— Begin AVAILABLE DATA —

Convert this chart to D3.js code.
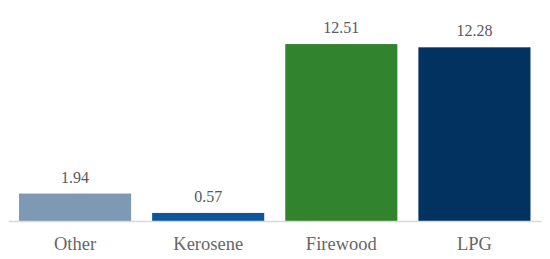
<!DOCTYPE html>
<html>
<head>
<meta charset="utf-8">
<script src="https://cdn.jsdelivr.net/npm/d3@7"></script>
<style>
  body { margin: 0; background: #fff; }
  svg { display: block; }
  text { font-family: "Liberation Serif", "Times New Roman", serif; }
</style>
</head>
<body>
<svg id="chart" width="550" height="259"></svg>
<script>
// fuel categories and their values
var categories = ["Other", "Kerosene", "Firewood", "LPG"];
var values = [1.94, 0.57, 12.51, 12.28];
var colors = ["#7d99b4", "#0c559f", "#32832d", "#02325f"];

var width = 550, height = 259;
var margin = { top: 23, right: 9, bottom: 38, left: 8.5 };

var svg = d3.select("#chart");

var x = d3.scaleBand()
    .domain(categories)
    .range([margin.left, width - margin.right])
    .paddingInner(0.158)
    .paddingOuter(0.079);

var y = d3.scaleLinear()
    .domain([0, 14])
    .range([height - margin.bottom, margin.top]);

// bars
svg.selectAll("rect.bar")
    .data(values)
    .enter()
    .append("rect")
    .attr("class", "bar")
    .attr("x", function (d, i) { return x(categories[i]); })
    .attr("y", function (d) { return y(d); })
    .attr("width", x.bandwidth())
    .attr("height", function (d) { return y(0) - y(d); })
    .attr("fill", function (d, i) { return colors[i]; });

// value labels
svg.selectAll("text.val")
    .data(values)
    .enter()
    .append("text")
    .attr("class", "val")
    .attr("x", function (d, i) { return x(categories[i]) + x.bandwidth() / 2; })
    .attr("y", function (d) { return y(d) - 11; })
    .attr("text-anchor", "middle")
    .attr("font-size", 16)
    .attr("fill", "#595959")
    .text(function (d) { return d.toFixed(2); });

// x axis
var xAxis = svg.append("g")
    .attr("transform", "translate(0," + y(0) + ")")
    .call(d3.axisBottom(x).tickSize(0).tickPadding(16))
    .attr("font-family", null);

xAxis.select(".domain")
    .attr("stroke", "#d9d9d9")
    .attr("stroke-width", 1.5);

xAxis.selectAll("text")
    .attr("font-size", 18.5)
    .attr("fill", "#666666");
</script>
</body>
</html>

— End AVAILABLE DATA —

WHAT IS REQUIRED: Begin at the first line of the material and copy each line exactly through the one containing "- margin.bottom, margin.top]);". Omit pictures.

WORKED ANSWER:
Convert this chart to D3.js code.
<!DOCTYPE html>
<html>
<head>
<meta charset="utf-8">
<script src="https://cdn.jsdelivr.net/npm/d3@7"></script>
<style>
  body { margin: 0; background: #fff; }
  svg { display: block; }
  text { font-family: "Liberation Serif", "Times New Roman", serif; }
</style>
</head>
<body>
<svg id="chart" width="550" height="259"></svg>
<script>
// fuel categories and their values
var categories = ["Other", "Kerosene", "Firewood", "LPG"];
var values = [1.94, 0.57, 12.51, 12.28];
var colors = ["#7d99b4", "#0c559f", "#32832d", "#02325f"];

var width = 550, height = 259;
var margin = { top: 23, right: 9, bottom: 38, left: 8.5 };

var svg = d3.select("#chart");

var x = d3.scaleBand()
    .domain(categories)
    .range([margin.left, width - margin.right])
    .paddingInner(0.158)
    .paddingOuter(0.079);

var y = d3.scaleLinear()
    .domain([0, 14])
    .range([height - margin.bottom, margin.top]);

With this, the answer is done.